Soñó que se despertaba en la costanera, pero era de noche. Las farolas no se habían prendido. La claridad la daba lo que parecía la luna, pero no era la luna. Estaba en el lugar del cielo equivocado. Era como un hueco en la negrura, que dejaba salir la luz. Y se agrandaba. Repentinamente, comenzó a ver destellos de luz, pequeños y rápidos, que fluían como olas, unos tras otros, cada vez más veloces, hasta que alumbraron todo. Parecía de día, pero no había nada. No había costa. Solo luces yendo y viniendo, y esa luna, o lo que fuera, que se agrandaba. Eso lo alcanzó, y dentro de ello todo era luz amarillenta. No distinguía nada y no sentía nada. Era parte de eso.

Almas incipientes

Entonces, una voz en su mente, o en su subconsciente, le hizo saber que esas luces eran almas incipientes, que se irían a encarnar a su debido tiempo y en su debido lugar. Le recordó que todo tiene su ciclo, su orden, y que no debía interferir más con las realidades.

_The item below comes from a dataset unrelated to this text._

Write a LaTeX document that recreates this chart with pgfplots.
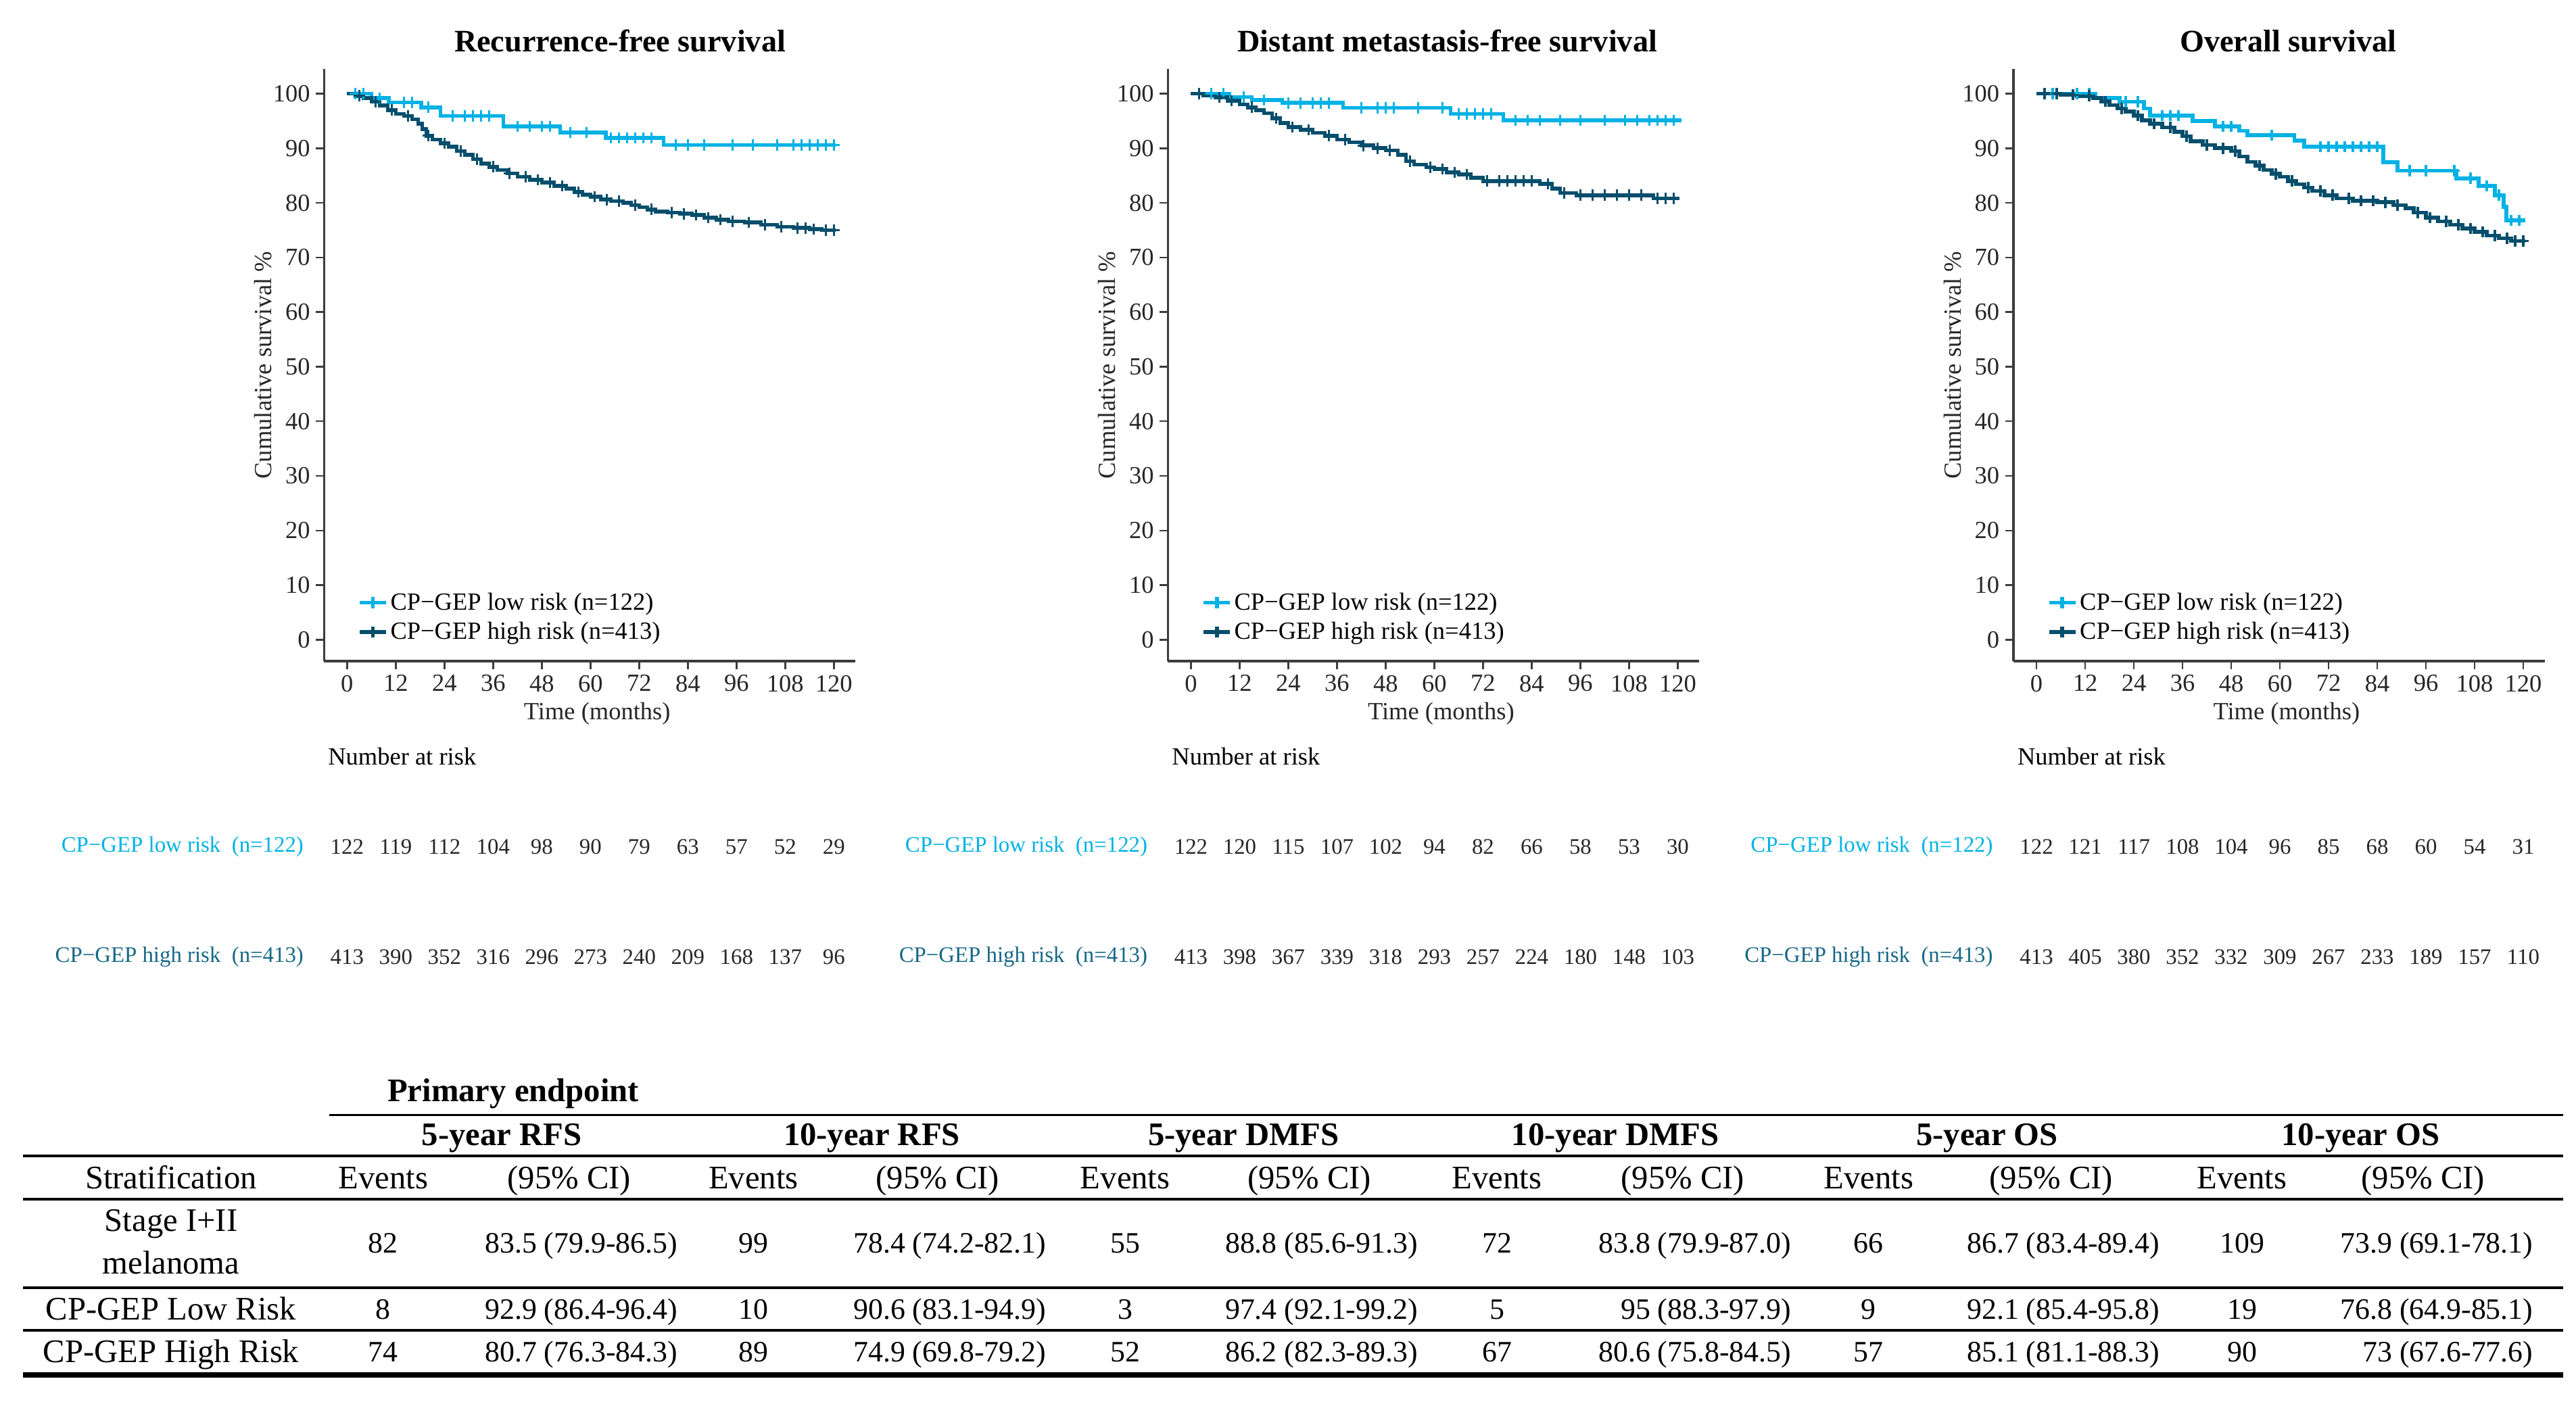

Marcelino sintió que esas luces, esas almas, lo estaban alcanzando y fagocitándolo. La luz amarillenta pasó a ser parte de él y viceversa.

El destino final de Marcelino

Toc, toc, toc. Golpean la puerta en la casa de Marcelino. El chihuahua salta de alegría porque hace dos semanas que está encerrado. Sin alimento balanceado, fue comiendo los dedos y las manos de Marcelino, que yace muerto en la cama. Descompuesto. Mucho, luego de dos semanas del verano caliente.

Nunca despertó Marcelino, nunca volvió a sus tareas. Esa luz se lo llevó porque al parecer formaba parte de ella, no en cuerpo, pero sí en subconsciente. Cayó en la cuenta de que, como un escritor y su novela, él podía cambiar la historia de dos personas y volverla a reiniciar, el cuerpo y el alma. Si podía con dos, tal vez podría con todas. Y tal vez con todo.

Pero eso solo está reservado a algo superior. Tal vez Dios. Tal vez el Portal del Caos.